Trump has also pointed out that, as president, he is not covered by federal conflict of interest laws.

How Trump moved from crypto critic to crypto champion

Trump only recently embraced digital assets, which makes the numbers more politically charged.

In 2021, he called Bitcoin a “scam” and a “disaster waiting to happen”. By the 2024 presidential campaign, he was promising to make the United States the “crypto capital of the planet”.

After returning to the White House, one of his early actions was an executive order to “support the responsible growth” of the cryptocurrency industry. And Washington has been far friendlier to the industry.

Richard Painter, who served as chief White House ethics lawyer under President George W Bush, told the BBC it was “extraordinary” that Trump had made $1bn from cryptocurrency.

“Of course it’s a conflict of interest,” he said.

Will Walker-Arnott, director of private clients at Raymond James Wealth Management, said Trump’s approach differs sharply from past presidents.

“Jimmy Carter put his peanut farm into a blind trust and George W Bush sold his interest in the Texas Rangers before becoming president, but Trump seems to be operating in a very different manner and seems to be making a lot of money through this family crypto company,” he said.

What else Trump reported earning

The disclosure also shows major income from Trump’s clubs, resorts and licensing ventures, though none of those categories came close to the crypto figures.

Among the reported earnings:

  • About $77m from Mar-a-Lago in Florida
  • $122m from his golf club in Doral, Florida
  • More than $30m each from golf clubs in Bedminster, New Jersey, Jupiter, Florida, and Turnberry, Scotland
  • $4.7m in royalties from Trump-branded watches
  • Additional income from Trump-branded Bibles, trainers, fragrances and guitars

The merch list is long enough to make one thing clear: if it can be branded, Trump has probably branded it.

First Lady Melania Trump also reported income in the filing. She listed $10.7m from a “license agreement” tied to a documentary about her released last year, along with $6m from the sale of NFTs, the digital images sold online as blockchain assets.

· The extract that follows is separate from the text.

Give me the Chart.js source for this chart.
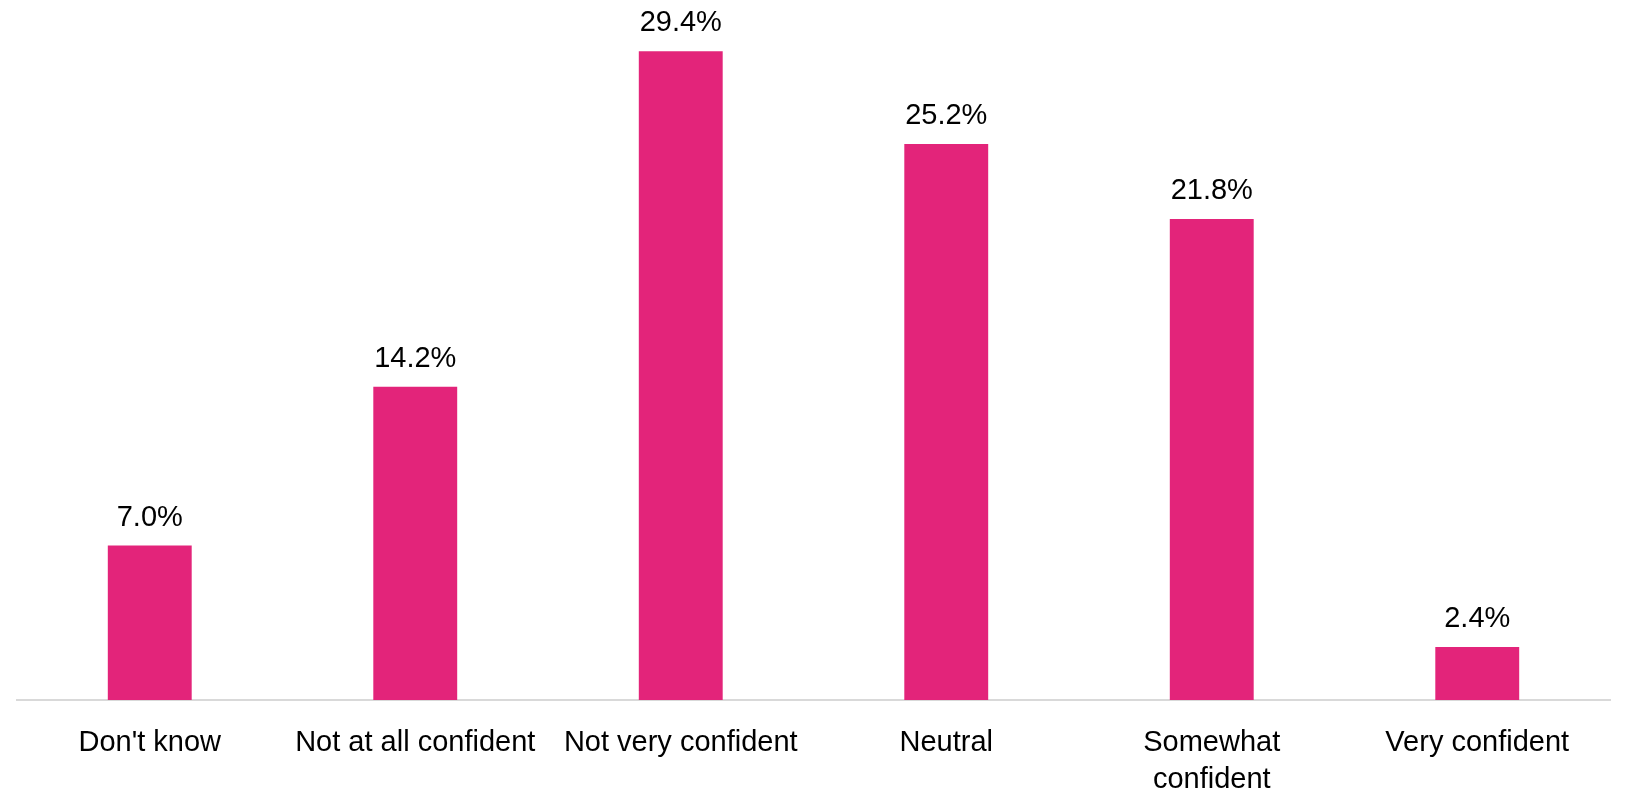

Legal settlements and rising net worth

Trump also reported about $86.5m from legal settlements.

Those included:

  • $16m from a lawsuit against ABC
  • $16m from CBS Broadcasting and CBS Interactive
  • $24.5m from Meta
  • $22m from YouTube
  • $8m from X

The White House has said most of that money went either toward Trump’s future presidential library or to a nonprofit dedicated to maintaining park sites in the Washington DC area.

Trump’s fortune has also grown. Forbes magazine estimates his net worth at $6bn, up from $2.3bn in 2024. Bloomberg’s Billionaires Index places it higher, at $7.6bn.

The filing is huge. At more than 900 pages, it dwarfs recent presidential disclosures. Joe Biden’s financial report for his last full year in office, by comparison, was 11 pages.

A friendlier Washington for digital assets

Trump’s return to office has coincided with a friendlier federal posture toward cryptocurrency, even as companies linked to his family issued digital tokens.

The Securities and Exchange Commission, now led by Trump appointee Paul Atkins, is widely viewed as more sympathetic to the crypto industry. Since taking office in April 2025, Atkins has moved the agency away from the strict regulation-by-enforcement strategy associated with his predecessor.

In July, Trump signed the GENIUS Act into law, saying it would help “make America the undisputed leader in digital assets”.

For supporters, the shift is a long-awaited opening for an industry that felt targeted by regulators. For critics, the timing is less comforting: a president promoting crypto-friendly policy while his family-linked ventures generate extraordinary income from the same sector.

That’s the tension at the heart of the filing. The numbers are public. The debate over what they mean is not going anywhere soon.